Provided data:
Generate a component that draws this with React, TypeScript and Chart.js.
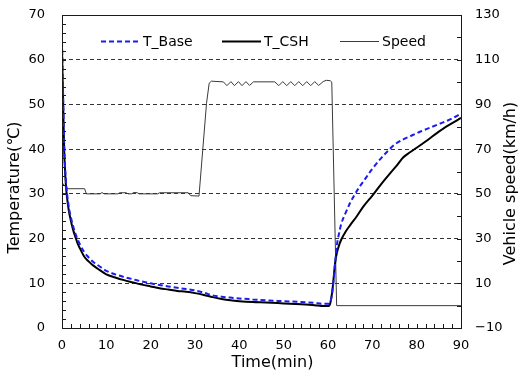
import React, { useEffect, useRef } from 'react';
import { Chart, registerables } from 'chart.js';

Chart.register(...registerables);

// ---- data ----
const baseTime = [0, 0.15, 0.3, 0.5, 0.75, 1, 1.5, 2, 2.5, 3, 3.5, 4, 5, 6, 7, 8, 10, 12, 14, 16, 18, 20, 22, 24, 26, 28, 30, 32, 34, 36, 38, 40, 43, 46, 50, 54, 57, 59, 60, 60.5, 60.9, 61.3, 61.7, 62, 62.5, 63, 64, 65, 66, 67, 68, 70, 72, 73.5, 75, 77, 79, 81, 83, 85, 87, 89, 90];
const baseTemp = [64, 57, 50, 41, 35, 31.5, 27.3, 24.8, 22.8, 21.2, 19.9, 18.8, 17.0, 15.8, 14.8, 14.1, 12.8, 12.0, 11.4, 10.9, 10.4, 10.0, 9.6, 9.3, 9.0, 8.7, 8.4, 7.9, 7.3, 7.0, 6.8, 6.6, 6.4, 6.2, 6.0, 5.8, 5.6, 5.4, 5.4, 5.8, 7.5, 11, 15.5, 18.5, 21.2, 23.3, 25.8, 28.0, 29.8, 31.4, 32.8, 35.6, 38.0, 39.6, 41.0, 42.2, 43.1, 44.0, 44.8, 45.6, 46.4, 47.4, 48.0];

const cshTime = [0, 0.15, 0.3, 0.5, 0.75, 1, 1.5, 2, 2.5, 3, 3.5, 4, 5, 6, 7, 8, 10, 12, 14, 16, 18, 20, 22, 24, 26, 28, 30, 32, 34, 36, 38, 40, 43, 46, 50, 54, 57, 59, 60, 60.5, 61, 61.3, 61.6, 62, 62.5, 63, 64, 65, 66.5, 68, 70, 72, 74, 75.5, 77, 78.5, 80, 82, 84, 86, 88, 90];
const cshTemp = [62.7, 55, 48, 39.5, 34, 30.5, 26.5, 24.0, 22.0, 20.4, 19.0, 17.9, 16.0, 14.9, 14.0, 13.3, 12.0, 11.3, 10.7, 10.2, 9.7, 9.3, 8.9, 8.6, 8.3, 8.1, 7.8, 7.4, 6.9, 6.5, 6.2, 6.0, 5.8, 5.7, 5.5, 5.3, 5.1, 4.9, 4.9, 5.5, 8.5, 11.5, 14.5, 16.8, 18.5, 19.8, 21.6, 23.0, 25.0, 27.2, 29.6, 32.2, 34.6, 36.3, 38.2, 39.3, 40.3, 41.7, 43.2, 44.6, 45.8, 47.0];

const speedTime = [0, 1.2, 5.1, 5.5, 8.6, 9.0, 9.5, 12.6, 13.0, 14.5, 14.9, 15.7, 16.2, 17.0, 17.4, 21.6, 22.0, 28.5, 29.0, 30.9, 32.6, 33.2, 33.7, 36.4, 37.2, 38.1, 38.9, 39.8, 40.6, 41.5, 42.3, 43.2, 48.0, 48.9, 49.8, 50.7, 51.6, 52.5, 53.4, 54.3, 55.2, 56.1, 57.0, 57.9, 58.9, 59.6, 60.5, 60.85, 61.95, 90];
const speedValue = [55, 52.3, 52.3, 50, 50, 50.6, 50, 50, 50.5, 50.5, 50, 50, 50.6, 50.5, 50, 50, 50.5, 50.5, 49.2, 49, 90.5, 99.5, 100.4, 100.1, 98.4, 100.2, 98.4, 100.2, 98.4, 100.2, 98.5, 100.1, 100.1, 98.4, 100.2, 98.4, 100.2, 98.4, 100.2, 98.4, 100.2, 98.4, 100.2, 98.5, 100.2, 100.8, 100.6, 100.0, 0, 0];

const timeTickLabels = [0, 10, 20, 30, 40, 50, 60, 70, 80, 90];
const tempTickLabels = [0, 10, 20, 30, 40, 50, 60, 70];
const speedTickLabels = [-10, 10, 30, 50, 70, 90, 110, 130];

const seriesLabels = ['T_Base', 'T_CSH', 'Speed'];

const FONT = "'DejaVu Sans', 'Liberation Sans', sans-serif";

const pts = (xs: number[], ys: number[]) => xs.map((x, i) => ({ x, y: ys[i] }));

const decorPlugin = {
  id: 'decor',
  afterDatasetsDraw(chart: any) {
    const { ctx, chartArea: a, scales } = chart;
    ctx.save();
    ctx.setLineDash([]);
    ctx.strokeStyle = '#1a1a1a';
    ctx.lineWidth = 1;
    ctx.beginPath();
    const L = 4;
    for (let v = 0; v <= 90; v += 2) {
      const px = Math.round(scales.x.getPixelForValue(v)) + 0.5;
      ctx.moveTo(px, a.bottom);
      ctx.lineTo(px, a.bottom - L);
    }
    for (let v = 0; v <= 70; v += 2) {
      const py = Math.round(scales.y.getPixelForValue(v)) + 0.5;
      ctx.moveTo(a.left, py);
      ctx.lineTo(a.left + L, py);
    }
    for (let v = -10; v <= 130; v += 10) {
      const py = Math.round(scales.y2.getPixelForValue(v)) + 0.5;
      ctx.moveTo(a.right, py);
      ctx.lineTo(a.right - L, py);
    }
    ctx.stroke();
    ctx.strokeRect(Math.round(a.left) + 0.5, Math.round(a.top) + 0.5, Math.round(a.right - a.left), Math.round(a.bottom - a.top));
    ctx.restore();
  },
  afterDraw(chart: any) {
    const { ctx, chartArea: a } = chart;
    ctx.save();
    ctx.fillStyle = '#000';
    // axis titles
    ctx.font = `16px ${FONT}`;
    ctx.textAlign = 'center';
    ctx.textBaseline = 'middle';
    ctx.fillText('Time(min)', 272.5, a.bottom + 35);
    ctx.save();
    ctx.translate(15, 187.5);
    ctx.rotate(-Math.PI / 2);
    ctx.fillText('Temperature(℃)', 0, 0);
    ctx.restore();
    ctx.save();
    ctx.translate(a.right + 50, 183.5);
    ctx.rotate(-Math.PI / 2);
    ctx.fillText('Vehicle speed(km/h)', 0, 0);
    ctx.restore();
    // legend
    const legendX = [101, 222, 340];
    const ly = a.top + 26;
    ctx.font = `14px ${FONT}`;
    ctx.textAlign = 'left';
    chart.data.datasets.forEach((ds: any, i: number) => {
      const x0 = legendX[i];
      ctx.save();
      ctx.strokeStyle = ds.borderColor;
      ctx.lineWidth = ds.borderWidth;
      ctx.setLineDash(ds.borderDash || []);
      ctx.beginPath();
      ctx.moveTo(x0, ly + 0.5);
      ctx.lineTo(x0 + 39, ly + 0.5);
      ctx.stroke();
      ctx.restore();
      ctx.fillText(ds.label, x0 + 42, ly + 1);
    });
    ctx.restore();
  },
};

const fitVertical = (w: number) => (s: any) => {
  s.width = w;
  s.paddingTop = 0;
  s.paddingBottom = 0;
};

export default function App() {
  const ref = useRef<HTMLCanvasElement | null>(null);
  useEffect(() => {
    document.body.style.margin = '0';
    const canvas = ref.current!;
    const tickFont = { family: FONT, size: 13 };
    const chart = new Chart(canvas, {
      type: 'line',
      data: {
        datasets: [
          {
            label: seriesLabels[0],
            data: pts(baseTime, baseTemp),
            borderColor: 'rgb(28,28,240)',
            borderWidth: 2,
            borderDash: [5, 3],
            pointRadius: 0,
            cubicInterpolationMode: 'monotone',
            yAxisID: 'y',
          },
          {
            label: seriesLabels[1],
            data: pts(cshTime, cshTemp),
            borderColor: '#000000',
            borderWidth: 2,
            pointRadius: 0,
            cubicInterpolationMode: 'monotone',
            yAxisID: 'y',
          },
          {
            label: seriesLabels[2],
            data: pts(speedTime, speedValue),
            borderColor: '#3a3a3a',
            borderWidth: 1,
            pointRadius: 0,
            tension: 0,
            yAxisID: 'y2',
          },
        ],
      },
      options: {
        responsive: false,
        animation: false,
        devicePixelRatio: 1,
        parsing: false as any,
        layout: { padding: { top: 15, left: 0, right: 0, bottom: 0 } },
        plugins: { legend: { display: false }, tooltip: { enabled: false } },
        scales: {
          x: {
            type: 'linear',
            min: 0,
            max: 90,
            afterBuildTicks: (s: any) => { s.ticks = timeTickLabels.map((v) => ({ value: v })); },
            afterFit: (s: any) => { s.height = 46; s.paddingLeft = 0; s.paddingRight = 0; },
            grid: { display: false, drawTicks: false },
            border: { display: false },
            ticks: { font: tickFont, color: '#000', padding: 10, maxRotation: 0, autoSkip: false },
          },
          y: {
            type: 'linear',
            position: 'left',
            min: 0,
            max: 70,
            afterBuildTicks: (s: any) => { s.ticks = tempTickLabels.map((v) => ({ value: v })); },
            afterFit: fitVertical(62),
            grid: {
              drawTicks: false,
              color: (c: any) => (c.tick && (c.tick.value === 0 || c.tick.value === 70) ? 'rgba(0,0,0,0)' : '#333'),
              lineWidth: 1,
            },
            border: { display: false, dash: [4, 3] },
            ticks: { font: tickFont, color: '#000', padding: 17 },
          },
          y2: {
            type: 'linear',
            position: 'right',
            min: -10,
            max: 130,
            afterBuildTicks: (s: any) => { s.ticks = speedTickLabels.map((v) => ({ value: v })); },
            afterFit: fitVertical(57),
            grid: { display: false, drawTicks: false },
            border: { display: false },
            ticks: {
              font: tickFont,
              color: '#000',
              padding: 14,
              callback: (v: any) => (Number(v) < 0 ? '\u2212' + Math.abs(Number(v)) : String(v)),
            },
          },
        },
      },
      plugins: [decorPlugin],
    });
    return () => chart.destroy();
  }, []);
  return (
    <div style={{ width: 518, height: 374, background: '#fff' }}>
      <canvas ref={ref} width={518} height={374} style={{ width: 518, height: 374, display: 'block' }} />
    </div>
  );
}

What the task requires: Starting at the top of the listing above, reproduce each line up to and including the one with "Chart.register(...registerables);"; omit the pictures.

Finished answer:
Generate a component that draws this with React, TypeScript and Chart.js.
import React, { useEffect, useRef } from 'react';
import { Chart, registerables } from 'chart.js';

Chart.register(...registerables);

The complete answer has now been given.